Die Geschichte ist nicht uninteressant: Als die bekannte Bestsellerautorin Valentine Whiteley (Weizenböck) von einer Lesung zurückkommt, empfängt ihr Mann Nicholas (Rupert Graves) sie mit der Nachricht, dass er die Scheidung wolle; und nun beginnt ein Rosenkrieg, in dessen Verlauf sämtliche Beteiligte erheblichen Schaden nehmen. Das Drehbuch (Matthew Thomas) bietet zwar dank der komplexen Konfliktlage, in die auch die drei Kinder des Ehepaars miteinbezogen werden, eine Vielzahl von Anknüpfungspunkten und Identifikationsangeboten, aber die Figuren bleiben durchweg oberflächlich. Das gilt vor allem für Nicholas. Rupert Graves, dem deutschen TV-Publikum als Inspektor Lestrade aus den „Sherlock“-Filmen bekannt, ist ein richtig guter Schauspieler, bekommt aber kaum Gelegenheit, dem gierigen Gatten Tiefe zu verleihen, weil der Mann sämtliche nur denkbaren Negativ-Klischees erfüllt: Er spielt die Kinder gegen Valentine aus und will das alleinige Sorgerecht, weil er auf diese Weise mehr Geld bekommt; außerdem hat er seit geraumer Zeit eine hübsche junge Geliebte (Nina Schmieder). Dass Valentines Ruf ramponiert wird, ist ihm dagegen gar nicht recht: Sie schreibt Erziehungsratgeber, und als sich herausstellt, dass sich ihr Mann jahrelang um die Kinder gekümmert hat, werden ihre Bücher über Nacht zu Ladenhütern.
Das Drehbuch findet überraschend viele Facetten für den Trennungskonflikt, aber weil diese Ebene trotzdem zu wenig Stoff für drei Fernsehstunden bieten würde, muss sich Valentine der Avancen eines waschechten Lords (John Hannah) erwehren und darf sich zögerlich in einen Journalisten (Jean-Yves Berteloot) verlieben. In der zweiten Hälfte rückt auch ihre Tochter Sophie (Zoë Tapper) in den Vordergrund: Sie ist erfolgreiche Anwältin und erwartet ein Kind, dass ihr aber überhaupt nicht in den Karriereplan passt.
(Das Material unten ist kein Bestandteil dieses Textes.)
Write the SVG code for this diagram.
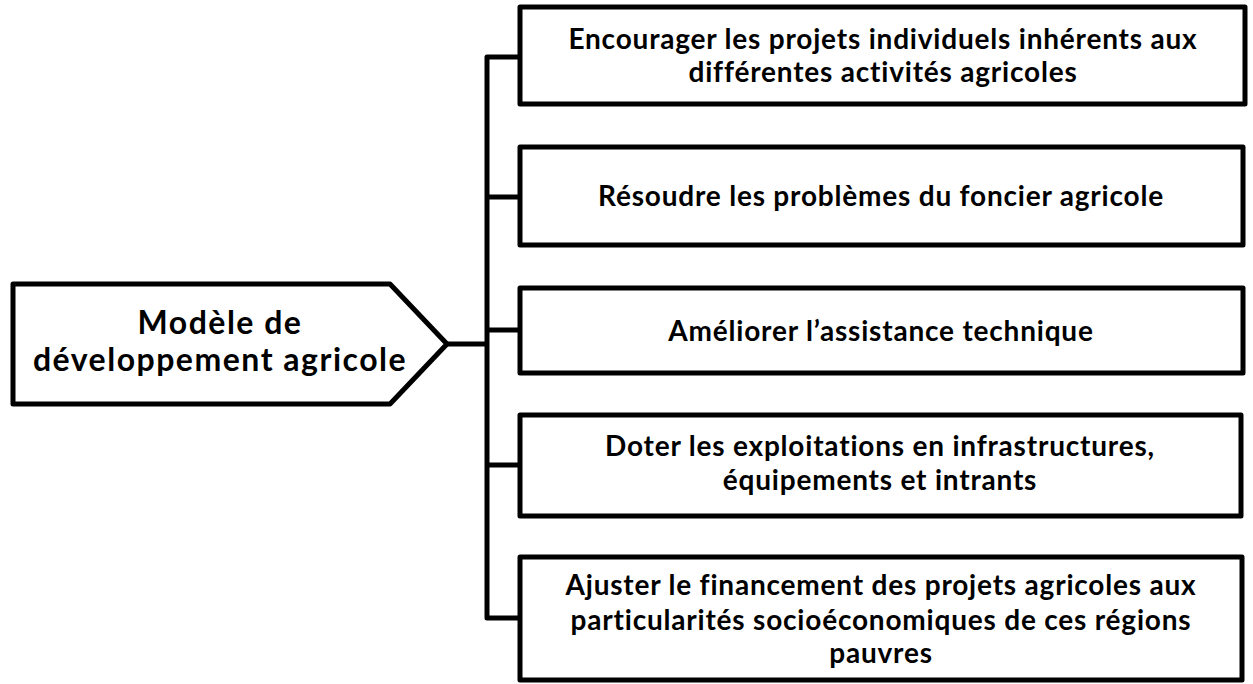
<svg xmlns="http://www.w3.org/2000/svg" width="1253" height="684" viewBox="0 0 1253 684">
<style>
.box{fill:#fff;stroke:#000;stroke-width:5;stroke-linejoin:round}
.t{font-family:Lato,"Open Sans","Liberation Sans",sans-serif;font-weight:bold;font-size:28px;letter-spacing:0.8px;fill:#000;text-anchor:middle}
.m{font-size:32px;letter-spacing:1.5px}
.c{fill:none;stroke:#000;stroke-width:5;stroke-linejoin:round}
</style>
<rect width="1253" height="684" fill="#fff"/>
<g id="connectors">
<polyline class="c" points="520,57 487,57 487,618 520,618"/>
<line class="c" x1="487" y1="197" x2="520" y2="197"/>
<line class="c" x1="487" y1="330" x2="520" y2="330"/>
<line class="c" x1="487" y1="465" x2="520" y2="465"/>
<line class="c" x1="447" y1="344" x2="487" y2="344"/>
</g>
<g id="main">
<polygon class="box" points="13,284 390,284 447,344 390,404 13,404"/>
<text class="t m" x="220" y="334">Modèle de</text>
<text class="t m" x="220" y="371">développement agricole</text>
</g>
<g id="n1">
<rect class="box" x="520" y="7" width="725" height="97"/>
<text class="t" x="883" y="49">Encourager les projets individuels inhérents aux</text>
<text class="t" x="883" y="82">différentes activités agricoles</text>
</g>
<g id="n2">
<rect class="box" x="520" y="147" width="723" height="98"/>
<text class="t" x="881" y="206">Résoudre les problèmes du foncier agricole</text>
</g>
<g id="n3">
<rect class="box" x="520" y="288" width="723" height="85"/>
<text class="t" x="881" y="341">Améliorer l’assistance technique</text>
</g>
<g id="n4">
<rect class="box" x="520" y="415" width="721" height="101"/>
<text class="t" x="880" y="456">Doter les exploitations en infrastructures,</text>
<text class="t" x="880" y="490">équipements et intrants</text>
</g>
<g id="n5">
<rect class="box" x="520" y="557" width="722" height="123"/>
<text class="t" x="881" y="595">Ajuster le financement des projets agricoles aux</text>
<text class="t" x="881" y="630">particularités socioéconomiques de ces régions</text>
<text class="t" x="881" y="663">pauvres</text>
</g>
</svg>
Als sie ausgerechnet am Tag ihrer Hochzeit eine Fehlgeburt hat, führt dies zu einer grundlegenden Entfremdung zwischen ihr und ihrem Mann… Allen Konflikten zum Trotz ist „Ein einziger Kuss“ nie wirklich dramatisch, weil die Schicksale der Figuren letztlich nicht berühren. Der Film ist schön anzuschauen und findet einen angenehmen Wechsel zwischen prachtvollen Landsitzen und dem glitzernden London. Kostüm & Ausstattung sind sorgsam aufeinander abgestimmt, auch wenn Valentines Kleidungsstil etwas bieder und ihr Domizil wie ein lebloses „Schöner-Wohnen“-Musterhaus wirkt. Aber nicht zuletzt Sarah Hardings entspannter Inszenierungsstil hat zur Folge, dass der Film aufregungsfrei vor sich hin plätschert.